Exercise instructions: Starting at the top of the listing, extract every line up to and including the one with "const baseline = [[-38.2, 0], [0, 0]];". Pictures stay out of the copy.

-- start of Provided material --

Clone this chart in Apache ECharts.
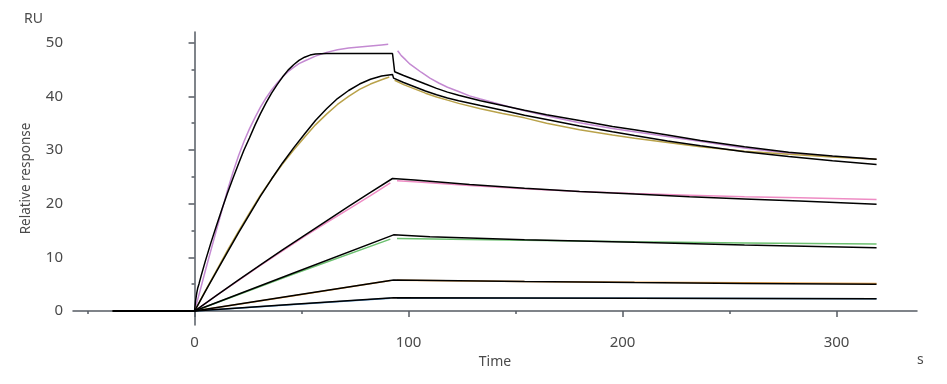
<!DOCTYPE html>
<html>
<head>
<meta charset="utf-8">
<script src="https://cdn.jsdelivr.net/npm/echarts@6/dist/echarts.min.js"></script>
<style>
html,body{margin:0;padding:0;background:#fff;}
#c{width:947px;height:384px;}
</style>
</head>
<body>
<div id="c"></div>
<script>
// ---- tick values ----
const xMajorTicks = [0, 100, 200, 300];
const xMinorTicks = [-50, 50, 150, 250];
const yMajorTicks = [0, 10, 20, 30, 40, 50];
const yMinorTicks = [5, 15, 25, 35, 45];
const baseline = [[-38.2, 0], [0, 0]];

// ---- curve 1 (highest concentration) ----
const fit1Assoc = [[0,0],[0.5,2],[1,3.3],[1.5,4.3],[2.1,5.1],[3.1,6.6],[4.1,8],[5.1,9.4],[7.7,12.8],[10.3,16],[12.9,19.1],[15.4,22],[18,24.8],[20.6,27.5],[23.1,30],[25.7,32.3],[28.3,34.7],[30.8,36.8],[33.4,38.8],[36,40.6],[38.6,42.2],[41.1,43.6],[43.7,44.9],[46.3,45.9],[48.8,46.7],[51.4,47.3],[54,47.7],[56.5,47.9],[61.7,48],[92.5,48]];
const fit1Dissoc = [[93.5,44.6],[97.7,43.9],[102.8,43.1],[107.9,42.3],[113.1,41.5],[118.2,40.8],[123.4,40.2],[133.6,39.2],[143.9,38.3],[154.2,37.4],[164.5,36.6],[179.9,35.5],[195.3,34.4],[205.6,33.8],[221,32.8],[236.4,31.8],[257,30.6],[277.6,29.6],[298.1,28.9],[318.7,28.3]];
const data1Assoc = [[0,0],[2.6,3.8],[5.1,7.6],[7.7,11.4],[10.3,15.2],[12.9,18.9],[15.4,22.5],[18,25.9],[20.6,29],[23.1,31.6],[25.7,34],[28.3,36.1],[30.8,38],[33.4,39.7],[36,41.2],[38.6,42.5],[41.1,43.6],[43.7,44.6],[46.3,45.4],[48.8,46.1],[51.4,46.6],[56.5,47.5],[61.7,48.2],[66.8,48.7],[72,49],[77.1,49.2],[82.2,49.4],[87.4,49.6],[90.5,49.7]];
const data1Dissoc = [[94.9,48.5],[96.6,47.6],[98.7,46.8],[100.7,46.0],[102.8,45.4],[105.9,44.5],[110,43.4],[114.1,42.5],[118.2,41.7],[123.4,40.9],[128.5,40.1],[133.6,39.5],[143.9,38.4],[154.2,37.3],[166.5,36.2],[179.9,35.1],[195.3,34.0],[205.6,33.4],[231.3,31.9],[257,30.4],[277.6,29.4],[298.1,28.8],[318.7,28.3]];

// ---- curve 2 ----
const fit2Assoc = [[0,0],[5.1,3.7],[10.3,7.4],[15.4,11],[20.6,14.6],[25.7,18],[30.8,21.4],[36,24.6],[41.1,27.6],[46.3,30.4],[51.4,33],[56.5,35.5],[61.7,37.7],[66.8,39.6],[72,41.1],[77.1,42.3],[82.2,43.2],[87.4,43.8],[92.5,44.1]];
const fit2Dissoc = [[93,43.4],[97.7,42.6],[102.8,41.8],[107.9,41],[113.1,40.3],[118.2,39.7],[123.4,39.2],[133.6,38.3],[143.9,37.4],[154.2,36.5],[164.5,35.7],[179.9,34.5],[195.3,33.4],[205.6,32.7],[221,31.7],[236.4,30.8],[257,29.7],[277.6,28.8],[298.1,28.0],[318.7,27.3]];
const data2Assoc = [[0,0],[5.1,3.8],[10.3,7.6],[15.4,11.3],[20.6,14.9],[25.7,18.3],[30.8,21.6],[36,24.6],[41.1,27.4],[46.3,30],[51.4,32.4],[56.5,34.7],[61.7,36.7],[66.8,38.5],[72,40.0],[77.1,41.3],[82.2,42.3],[87.4,43.1],[91,43.6]];
const data2Dissoc = [[93.5,43.0],[97.7,42.2],[102.8,41.4],[107.9,40.6],[113.1,39.9],[118.2,39.3],[123.4,38.7],[133.6,37.7],[143.9,36.8],[154.2,36.0],[164.5,35.0],[179.9,33.8],[195.3,32.8],[205.6,32.2],[221,31.4],[236.4,30.6],[257,29.8],[277.6,29.2],[298.1,28.7],[318.7,28.3]];

// ---- curve 3 ----
const fit3Assoc = [[0,0],[10.3,2.9],[20.6,5.8],[30.8,8.6],[41.1,11.4],[51.4,14.1],[61.7,16.8],[72,19.5],[82.2,22.1],[92.5,24.7]];
const fit3Dissoc = [[102.8,24.4],[128.5,23.6],[154.2,22.9],[179.9,22.3],[205.6,21.8],[231.3,21.3],[257,20.9],[282.7,20.5],[318.7,19.9]];
const data3Assoc = [[0,0],[10.3,2.9],[20.6,5.7],[30.8,8.5],[41.1,11.2],[51.4,13.9],[61.7,16.5],[72,19],[82.2,21.5],[91.5,23.9]];
const data3Dissoc = [[94.6,24.3],[102.8,24.1],[128.5,23.4],[154.2,22.8],[179.9,22.3],[205.6,21.9],[231.3,21.6],[257,21.3],[282.7,21.1],[318.7,20.8]];

// ---- curve 4 ----
const fit4Assoc = [[0,0],[46.3,7.1],[93,14.2]];
const fit4Dissoc = [[110,13.85],[154.2,13.3],[205.6,12.8],[257,12.3],[318.7,11.8]];
const data4Assoc = [[0,0],[46.3,6.9],[91.5,13.4]];
const data4Dissoc = [[94.6,13.5],[154.2,13.2],[205.6,12.9],[257,12.7],[318.7,12.5]];

// ---- curve 5 ----
const fit5Assoc = [[0,0],[46.3,2.9],[93,5.8]];
const fit5Dissoc = [[154.2,5.5],[205.6,5.3],[257,5.15],[318.7,5.0]];
const data5Assoc = [[0,0],[46.3,2.85],[91.5,5.7]];
const data5Dissoc = [[94.6,5.75],[154.2,5.5],[205.6,5.35],[257,5.25],[318.7,5.15]];

// ---- curve 6 ----
const fit6Assoc = [[0,0],[46.3,1.25],[93,2.5]];
const fit6Dissoc = [[205.6,2.4],[318.7,2.3]];
const data6Assoc = [[0,0],[46.3,1.2],[91.5,2.4]];
const data6Dissoc = [[94.6,2.45],[205.6,2.4],[318.7,2.3]];

const dataColors = ['#c48ad2', '#b9a24a', '#ee8cc4', '#6cc070', '#e8a048', '#4a88c0'];

const fits = [
  [fit1Assoc, fit1Dissoc], [fit2Assoc, fit2Dissoc], [fit3Assoc, fit3Dissoc],
  [fit4Assoc, fit4Dissoc], [fit5Assoc, fit5Dissoc], [fit6Assoc, fit6Dissoc]
];
const measured = [
  [data1Assoc, data1Dissoc], [data2Assoc, data2Dissoc], [data3Assoc, data3Dissoc],
  [data4Assoc, data4Dissoc], [data5Assoc, data5Dissoc], [data6Assoc, data6Dissoc]
];

const series = [];
measured.forEach((m, i) => {
  series.push({
    type: 'line', showSymbol: false, smooth: false,
    data: baseline.concat(m[0], [[null, null]], m[1]),
    connectNulls: false,
    lineStyle: { color: dataColors[i], width: 1.5 },
    z: 2
  });
});
fits.forEach((f) => {
  series.push({
    type: 'line', showSymbol: false, smooth: false,
    data: baseline.concat(f[0], f[1]),
    lineStyle: { color: '#000', width: 1.5 },
    z: 3
  });
});

const axisColor = '#555b63';
const labelStyle = { color: '#4a4a4a', fontSize: 15, fontFamily: 'Noto Sans' };
const X_MIN = -56.8, X_MAX = 337.6, Y_MIN = -2.6, Y_MAX = 52;

const chart = echarts.init(document.getElementById('c'), null, { renderer: 'canvas' });
chart.setOption({
  animation: false,
  backgroundColor: '#fff',
  grid: { left: 73, right: 30, top: 32, bottom: 59, containLabel: false },
  xAxis: [
    {
      type: 'value', min: X_MIN, max: X_MAX, position: 'bottom',
      name: 'Time', nameLocation: 'middle', nameGap: 27,
      nameTextStyle: { color: '#4a4a4a', fontSize: 14, fontFamily: 'Noto Sans' },
      axisLine: { show: true, lineStyle: { color: axisColor, width: 1.5 } },
      axisTick: { show: true, length: 6, customValues: xMajorTicks, lineStyle: { color: axisColor, width: 1.5 } },
      axisLabel: Object.assign({ customValues: xMajorTicks, margin: 10 }, labelStyle),
      splitLine: { show: false }
    },
    {
      type: 'value', min: X_MIN, max: X_MAX, position: 'bottom',
      axisLine: { show: false },
      axisTick: { show: true, length: 3, customValues: xMinorTicks, lineStyle: { color: axisColor, width: 1.5 } },
      axisLabel: { show: false, customValues: xMinorTicks },
      splitLine: { show: false }
    }
  ],
  yAxis: [
    {
      type: 'value', min: Y_MIN, max: Y_MAX, position: 'left',
      name: 'Relative response', nameLocation: 'middle', nameGap: 40, nameRotate: 90,
      nameTextStyle: { color: '#4a4a4a', fontSize: 13.5, fontFamily: 'Noto Sans' },
      axisLine: { show: true, lineStyle: { color: axisColor, width: 1.5 } },
      axisTick: { show: true, length: 6, customValues: yMajorTicks, lineStyle: { color: axisColor, width: 1.5 } },
      axisLabel: Object.assign({ customValues: yMajorTicks, margin: 10 }, labelStyle),
      splitLine: { show: false }
    },
    {
      type: 'value', min: Y_MIN, max: Y_MAX, position: 'left',
      axisLine: { show: false },
      axisTick: { show: true, length: 3, customValues: yMinorTicks, lineStyle: { color: axisColor, width: 1.5 } },
      axisLabel: { show: false, customValues: yMinorTicks },
      splitLine: { show: false }
    }
  ],
  graphic: [
    { type: 'text', left: 24, top: 12, style: { text: 'RU', fill: '#4a4a4a', font: '14px "Noto Sans"' } },
    { type: 'text', left: 917, top: 353, style: { text: 's', fill: '#4a4a4a', font: '14px "Noto Sans"' } }
  ],
  series: series
});
</script>
</body>
</html>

-- end of Provided material --

Task result:
Clone this chart in Apache ECharts.
<!DOCTYPE html>
<html>
<head>
<meta charset="utf-8">
<script src="https://cdn.jsdelivr.net/npm/echarts@6/dist/echarts.min.js"></script>
<style>
html,body{margin:0;padding:0;background:#fff;}
#c{width:947px;height:384px;}
</style>
</head>
<body>
<div id="c"></div>
<script>
// ---- tick values ----
const xMajorTicks = [0, 100, 200, 300];
const xMinorTicks = [-50, 50, 150, 250];
const yMajorTicks = [0, 10, 20, 30, 40, 50];
const yMinorTicks = [5, 15, 25, 35, 45];
const baseline = [[-38.2, 0], [0, 0]];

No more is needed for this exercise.